Copy out the data below as written; omit any images.
___ SUPPLIED MATERIAL
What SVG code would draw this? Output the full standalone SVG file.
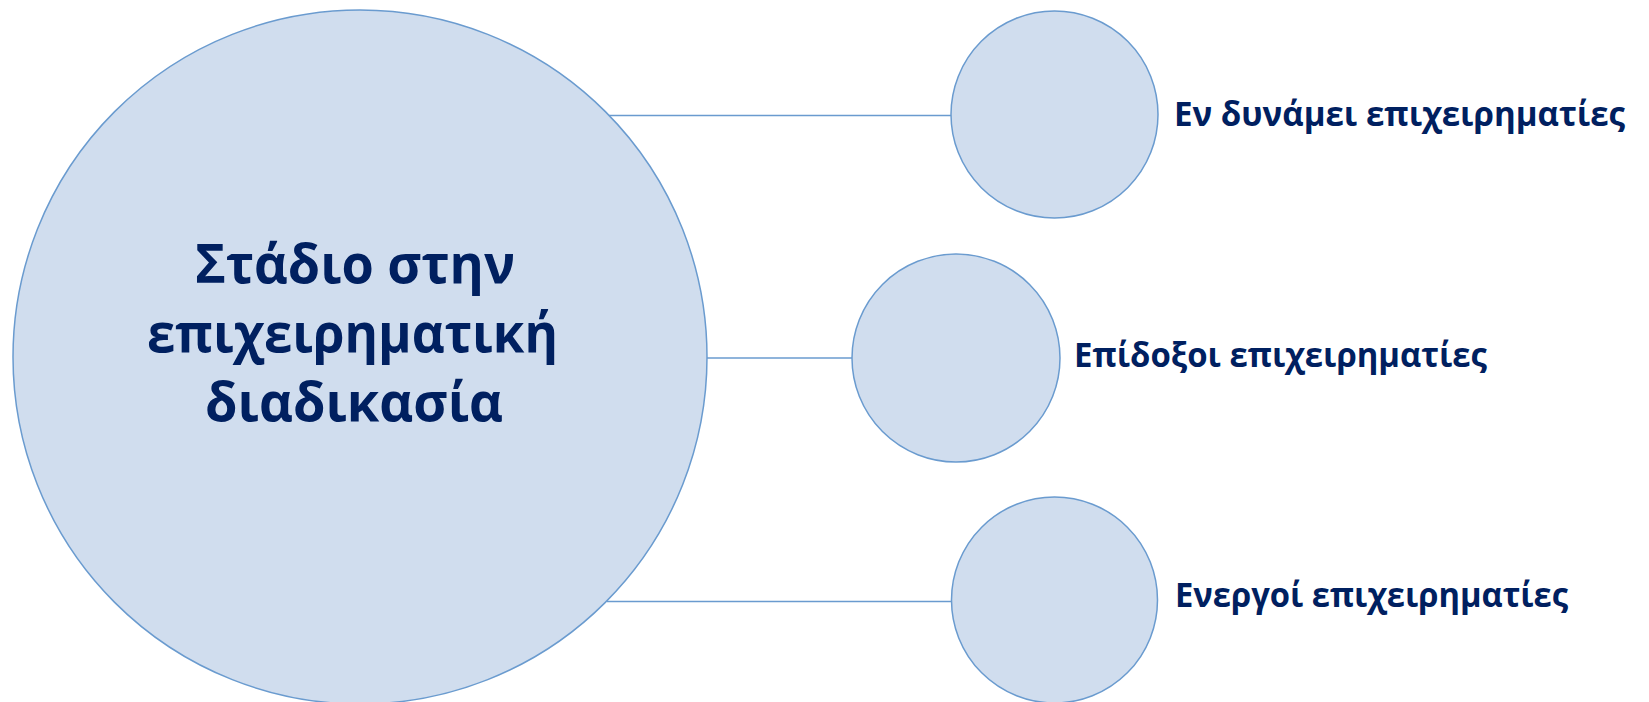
<svg xmlns="http://www.w3.org/2000/svg" width="1649" height="702" viewBox="0 0 1649 702">
  <style>
    .node { fill: #D0DDEE; stroke: #6A9BCF; stroke-width: 1.5; }
    .conn { stroke: #6A9BCF; stroke-width: 1.5; fill: none; }
    .main { font-family: "Open Sans", "Noto Sans", "DejaVu Sans", sans-serif; font-weight: bold; font-size: 54px; fill: #002060; }
    .lbl { font-family: "Open Sans", "Noto Sans", "DejaVu Sans", sans-serif; font-weight: bold; font-size: 34px; fill: #002060; }
  </style>
  <rect width="1649" height="702" fill="#FFFFFF"/>
  <g id="connectors">
    <line class="conn" x1="609" y1="115.5" x2="952" y2="115.5"/>
    <line class="conn" x1="707" y1="358" x2="852" y2="358"/>
    <line class="conn" x1="607" y1="601.5" x2="952" y2="601.5"/>
  </g>
  <g id="stage">
    <circle class="node" cx="360" cy="357" r="347"/>
    <text class="main" x="195" y="283" textLength="320" lengthAdjust="spacingAndGlyphs">Στάδιο στην</text>
    <text class="main" x="147" y="352" textLength="411" lengthAdjust="spacingAndGlyphs">επιχειρηματική</text>
    <text class="main" x="205" y="421" textLength="298" lengthAdjust="spacingAndGlyphs">διαδικασία</text>
  </g>
  <g id="potential">
    <circle class="node" cx="1054.5" cy="114.5" r="103.5"/>
    <text class="lbl" x="1174" y="126" textLength="451" lengthAdjust="spacingAndGlyphs">Εν δυνάμει επιχειρηματίες</text>
  </g>
  <g id="aspiring">
    <circle class="node" cx="956" cy="358" r="104"/>
    <text class="lbl" x="1074" y="367" textLength="413" lengthAdjust="spacingAndGlyphs">Επίδοξοι επιχειρηματίες</text>
  </g>
  <g id="active">
    <circle class="node" cx="1054.5" cy="600" r="103"/>
    <text class="lbl" x="1175" y="607" textLength="393" lengthAdjust="spacingAndGlyphs">Ενεργοί επιχειρηματίες</text>
  </g>
</svg>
______
- **WRITTEN SOLUTION**:
What SVG code would draw this? Output the full standalone SVG file.
<svg xmlns="http://www.w3.org/2000/svg" width="1649" height="702" viewBox="0 0 1649 702">
  <style>
    .node { fill: #D0DDEE; stroke: #6A9BCF; stroke-width: 1.5; }
    .conn { stroke: #6A9BCF; stroke-width: 1.5; fill: none; }
    .main { font-family: "Open Sans", "Noto Sans", "DejaVu Sans", sans-serif; font-weight: bold; font-size: 54px; fill: #002060; }
    .lbl { font-family: "Open Sans", "Noto Sans", "DejaVu Sans", sans-serif; font-weight: bold; font-size: 34px; fill: #002060; }
  </style>
  <rect width="1649" height="702" fill="#FFFFFF"/>
  <g id="connectors">
    <line class="conn" x1="609" y1="115.5" x2="952" y2="115.5"/>
    <line class="conn" x1="707" y1="358" x2="852" y2="358"/>
    <line class="conn" x1="607" y1="601.5" x2="952" y2="601.5"/>
  </g>
  <g id="stage">
    <circle class="node" cx="360" cy="357" r="347"/>
    <text class="main" x="195" y="283" textLength="320" lengthAdjust="spacingAndGlyphs">Στάδιο στην</text>
    <text class="main" x="147" y="352" textLength="411" lengthAdjust="spacingAndGlyphs">επιχειρηματική</text>
    <text class="main" x="205" y="421" textLength="298" lengthAdjust="spacingAndGlyphs">διαδικασία</text>
  </g>
  <g id="potential">
    <circle class="node" cx="1054.5" cy="114.5" r="103.5"/>
    <text class="lbl" x="1174" y="126" textLength="451" lengthAdjust="spacingAndGlyphs">Εν δυνάμει επιχειρηματίες</text>
  </g>
  <g id="aspiring">
    <circle class="node" cx="956" cy="358" r="104"/>
    <text class="lbl" x="1074" y="367" textLength="413" lengthAdjust="spacingAndGlyphs">Επίδοξοι επιχειρηματίες</text>
  </g>
  <g id="active">
    <circle class="node" cx="1054.5" cy="600" r="103"/>
    <text class="lbl" x="1175" y="607" textLength="393" lengthAdjust="spacingAndGlyphs">Ενεργοί επιχειρηματίες</text>
  </g>
</svg>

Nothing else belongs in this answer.